Pavón, fascinated as a child by his grandfather’s stories, created pictures of the witches, elves and gremlins that lurked the countryside of his childhood. He wanted to rescue the old treasure trove of rural mythology; the stories told by the old folk, the ones that were being forgotten as time went by.
Pavón said that getting started was always the most difficult part of each painting; the empty, white canvas always presented a challenge. When the first brushstrokes went on, the excitement began. He always started with a sketch and then applied the oils directly to it. Pavón drew straight lines with a thin, flat brush turned sideways in his mouth. He gave his figures a touch of shadow, let the paint dry and then put on the colors.
Pavón liked strong colors; the stronger the color, the more pure the message, and he used contrasting colors to make his figures stronger along with strong brushstrokes to convey emotion. His witches frequently have purple dresses because purple is the macabre color of the occult.
His painting La gritona des los niños muertos (The Woman Screaming for Her Dead Children) is impressive for its vivid brushstrokes which portray the agony of the ghostly mother wandering with her dead, unbaptized children in her arms. She is begging for someone to administer the sacrament to her babies. Her face, exploding with pain and rage, is drawn with strong, expressionist lines that seem torn into the canvas. There is a vivid, chromatic contrast between the central figure painted in yellow and the twisted tree, just as strong as the woman, painted in grey-blue, creating a strong and balanced composition. The background of mountains and stylized palm trees make it clear that this tragic scene is taking place in the Cuban countryside.
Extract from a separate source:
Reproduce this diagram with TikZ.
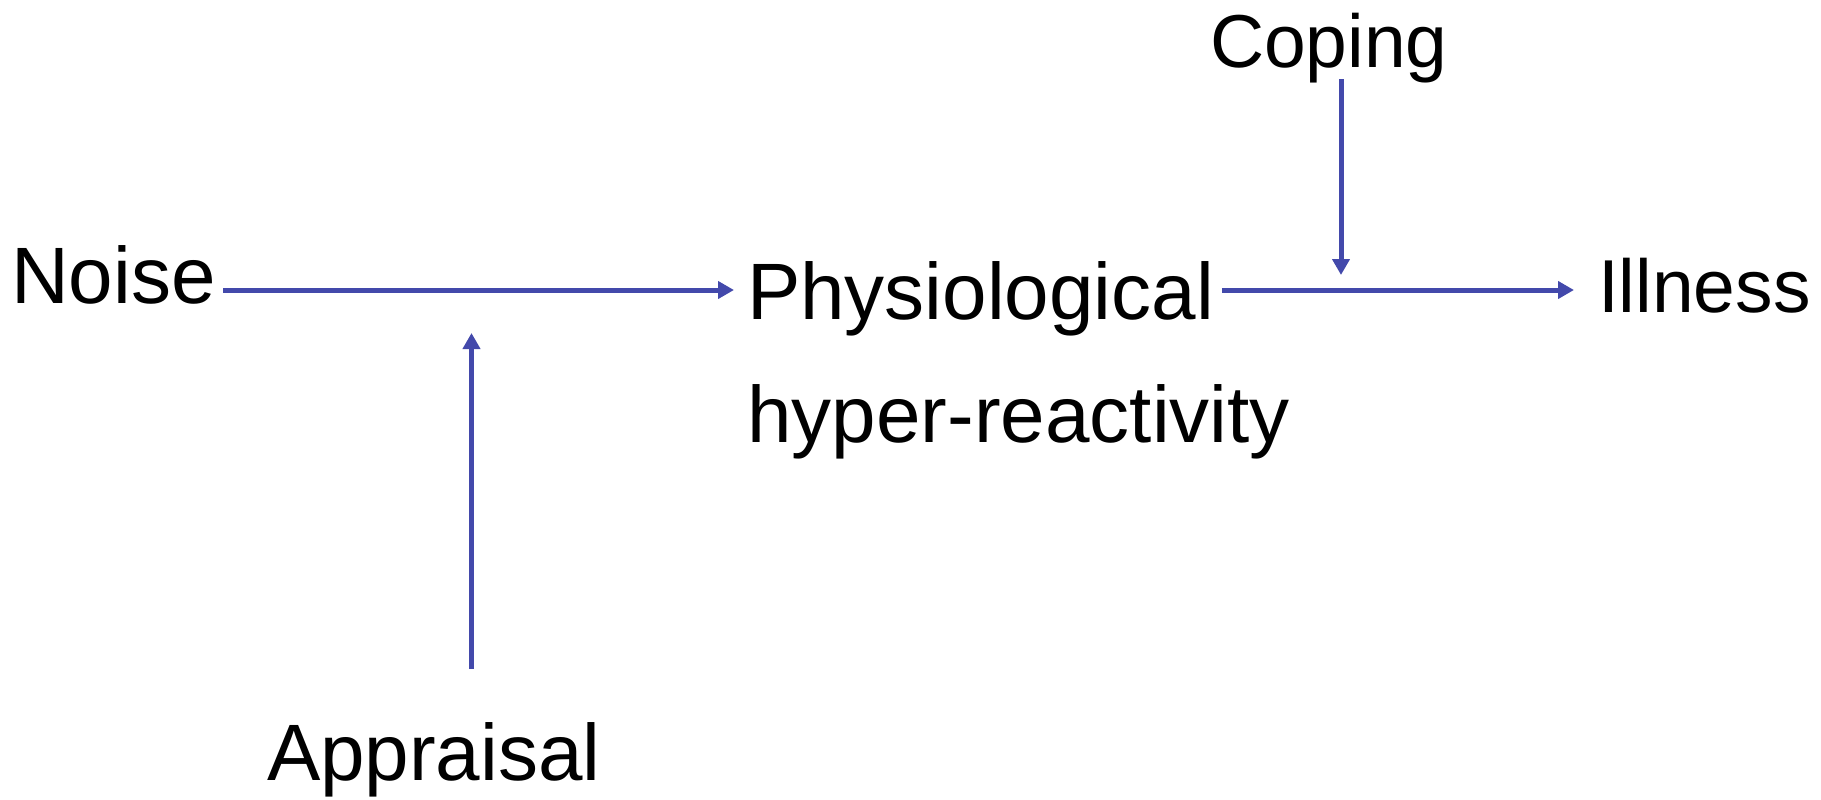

In another of Pavón’s paintings Amor proletario (Proletarian Love), a factory setting provides the background for a pair of lovers tenderly embracing in front of chimneys belching smoke. The pure, vivid colors accentuate the look of love frozen on the couple’s faces. We are left to wonder if their happiness is caused by the lifestyle provided by the factory or in spite of it.
Pavón deviates from Cuban themes in his painting titled Por Vietnam (For Vietnam) which he created during the Vietnamese war. He described it as a completely contemporary painting. Set against an abstract background, there is a bomb falling and a boy hiding in a sort of shelter. The bomb is tear-shaped representing grief for the suffering children. Perhaps this is also a comment on Pavón’s own painful childhood. The boy, who does not appear afraid, is just waiting for the future because Estrada believed that children have a right to the future no matter what the circumstance.
Pavón was a courageous man who has left behind a collection of paintings that touch upon the eternal themes of life: pain and work, love and legend.